Kitboga, der sich auf YouTube einen Namen gemacht hat, in dem er Telefon-Scammer ewig lange in der Leitung hält und sie dann, kurz vor ihrem Ziel, massiv trollt, hat sein Level massiv erhöht. Er hat KI-Bots erstellen lassen, die darauf programmiert sind, sich so lange wie nur irgendwie möglich mit Scammern zu unterhalten und sie zu beschäftigen. Einerseits verhindern diese Bots, dass Scammer Opfer finden, die nicht erkennen, dass es sich um Scams handelt, andererseits bestrafen die Bots die Person im Call-Center, die sich dieser niederträchtigen Arbeit widmet, in dem sie ihre Lebenszeit vernichtet; denn die Aussicht auf Erfolg in einem Gespräch mit einem dieser Bots ist von Anfang an gleich Null.
Im oben eingebetteten Video erklärt Kitboga, wie die Bots erschaffen wurden, und spielt einige Samples vor, wie sich Dialoge mit den verschiedensten Bots anhören. Schon da geraten Scammer in Rage, bleiben aber teilweise länger als eine Stunde am Telefon, bis sie endlich verzweifelt das Gespräch abbrechen. Die Persistenz der Scammer ist gewaltig und ich kann verstehen, wieso es sich für die Betreiber solcher Callcenter lohnt, doch ordentliche Summen in dieses unschöne Spiel zu stecken. Es wird genügend Menschen geben, die auf diese Masche hereinfallen und sicherlich nicht unerhebliche Beträge an die Scammer überweisen oder ihnen in irgendeiner anderen Form gutschreiben.
KI-Bots, die Scammer lange in der Leitung halten, sind jetzt nicht wirklich neu. Letztes Jahr hat der Standard zum Beispiel über „Daisy“ berichtet, eine KI-Oma, die die Zeit von Scammern verschwendet, oder noch ein Jahr zuvor über „Apate“, ein System, das ebenso darauf aus ist, die Lebenszeit von Scammern zu vernichten. Und ja, der Standard hat auch über die Schattenseiten des Onlinebetrugs berichtet, woraus hervorgeht, dass auch Telefonscammer bisweilen zu ihrer Tätigkeit gezwungen werden.

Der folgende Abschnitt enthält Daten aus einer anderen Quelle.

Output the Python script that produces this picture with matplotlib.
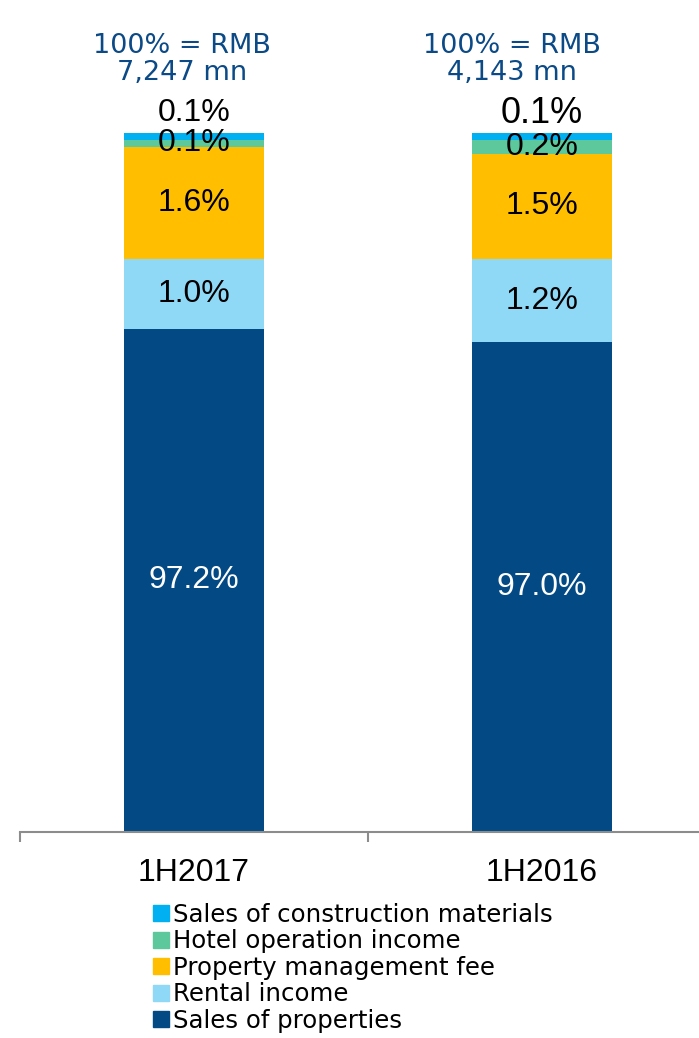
import numpy as np
import matplotlib
matplotlib.use('Agg')
import matplotlib.pyplot as plt
from matplotlib.patches import Patch

categories = ['1H2017', '1H2016']
totals = ['7,247', '4,143']

# segment heights as drawn (bottom to top)
sales = [72.0, 70.0]
rental = [10.0, 12.0]
mgmt_fee = [16.0, 15.0]
hotel = [1.0, 2.0]
construction = [1.0, 1.0]

# labels as printed on the chart
sales_lbl = ['97.2%', '97.0%']
rental_lbl = ['1.0%', '1.2%']
mgmt_lbl = ['1.6%', '1.5%']
hotel_lbl = ['0.1%', '0.2%']
constr_lbl = ['0.1%', '0.1%']

names = ['Sales of properties', 'Rental income', 'Property management fee',
         'Hotel operation income', 'Sales of construction materials']
colors = ['#034a85', '#8fd8f6', '#ffbf00', '#5dc89b', '#00b0f0']

series = [sales, rental, mgmt_fee, hotel, construction]
labels = [sales_lbl, rental_lbl, mgmt_lbl, hotel_lbl, constr_lbl]
txt_col = ['white', 'black', 'black', 'black', 'black']

fig = plt.figure(figsize=(6.99, 10.38), dpi=100)
ax = fig.add_axes([20/699, 206/1038, 696/699, 699.3/1038])

x = np.arange(len(categories))
bottom = np.zeros(len(categories))
for vals, col, lbl, tc in zip(series, colors, labels, txt_col):
    vals = np.array(vals)
    ax.bar(x, vals, 0.4, bottom=bottom, color=col, edgecolor='none')
    if lbl is not constr_lbl:
        for i in range(len(x)):
            ax.text(x[i], bottom[i] + vals[i]/2, lbl[i], ha='center', va='center',
                    color=tc, fontsize=23, family='Liberation Sans')
    bottom += vals

# top label sits above the bar
for i in range(len(x)):
    ax.annotate(constr_lbl[i], (x[i], bottom[i]), xytext=(0, 14), textcoords='offset points',
                ha='center', va='center', fontsize=[23, 26][i], family='Liberation Sans')

ax.set_xlim(-0.5, 1.5)
ax.set_ylim(0, 100)
for s in ['left', 'right', 'top']:
    ax.spines[s].set_visible(False)
ax.spines['bottom'].set_color('#8c8c8c')
ax.spines['bottom'].set_linewidth(1.5)
ax.set_yticks([])
ax.set_xticks(x)
ax.set_xticklabels(categories, fontsize=23, family='Liberation Sans')
ax.tick_params(axis='x', which='major', length=0, pad=18.5)
ax.set_xticks([-0.5, 0.5, 1.5], minor=True)
ax.tick_params(axis='x', which='minor', length=7.5, width=1.5, color='#8c8c8c', direction='out')

# headers
for i in range(len(x)):
    xp = [182, 512][i] / 699
    fig.text(xp, 1 - 80/1038, '100% = RMB\n' + totals[i] + ' mn', ha='center', va='baseline',
             color='#0b4a86', fontsize=19.5, linespacing=1.05, family='DejaVu Sans')

handles = [Patch(color=c) for c in colors][::-1]
fig.legend(handles, names[::-1], loc='upper left', bbox_to_anchor=(153/699, 1 - 903/1038),
           frameon=False, handlelength=0.64, handleheight=0.64,
           handletextpad=0.16, labelspacing=0.1, borderpad=0, borderaxespad=0,
           prop={'family': 'DejaVu Sans', 'size': 17.6})

fig.savefig('out.png', dpi=100)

Ich selbst wurde erst drei Mal in meinem Leben von Scammern angerufen. Jedes Mal von einer österreichischen Mobilfunknummer (!) und jedes Mal mit fadenscheinigen Begründungen, ich hätte hier oder dort Interesse an Krypto-Investments bekundet und um weitere Informationen gebeten, die man mir nun telefonisch mitteilen könne. Ich habe immer gleich als erstes nachgefragt, wo konkret ich denn mein Interesse bekundet hätte, und die Antwort darauf war sinngemäß „eine zum Thema Krypto relevante Website“, aber keine konkrete URL. Auf nochmaliges Nachfragen, welche Domain das denn genau gewesen sein soll, legte ein Scammer sofort auf, ein anderer versuchte einfach nur irgendeine Domain sehr undeutlich auszusprechen und legte erst nach einer dritten Nachfrage meinerseits auf. Der dritte meinte, dass er das nicht wisse, weil er damit nichts zu tun habe; er bekomme die Daten von einer anderen Abteilung. Immerhin, ein kreativer Zugang, die Rückfrage weniger wirksam zu machen. Aber er beging den Fehler, eine emotionale Komponente im Gespräch zu eröffnen und mich unhöflich zu nennen, weil ich ihn forsch und unfreundlich ansprach und ihn mit meiner Nachfrage in eine unangenehme Situation nötige. Ich habe ihm mitgeteilt, dass ich Personen wie ihn verachte und hoffe, dass er weiterhin ein mieses Leben in seinem dreckigen Callcenter verbringt, und habe aufgelegt während er irgendetwas ins Telefon brüllend (!) antworten wollte.
Alle Anrufe fanden in englischer Sprache statt, alle Anrufer, bis auf den letzten, hatten einen Akzent, den ich in Indien, Bangladesch oder Pakistan ansiedeln würde. Alle drei wurden von mir gemeldet. Das geht unkompliziert über ein Webformular. Dieses Business gehört mit allen Mitteln gestoppt. Es darf sich einfach nicht mehr lohnen, ein ganzes Callcenter damit zu beschäftigen, Menschen übers Telefon oder sonst irgendwie zu betrügen. Und wenn es bedeutet, dass tausende junge Männer, die solche Telefonate führen, sich tausende Stunden mit lächerlichen KI-Bots unterhalten und so von echten Menschen ferngehalten, dann soll mir das recht sein. Immerhin ein sinnvoller Nutzen der Technologie.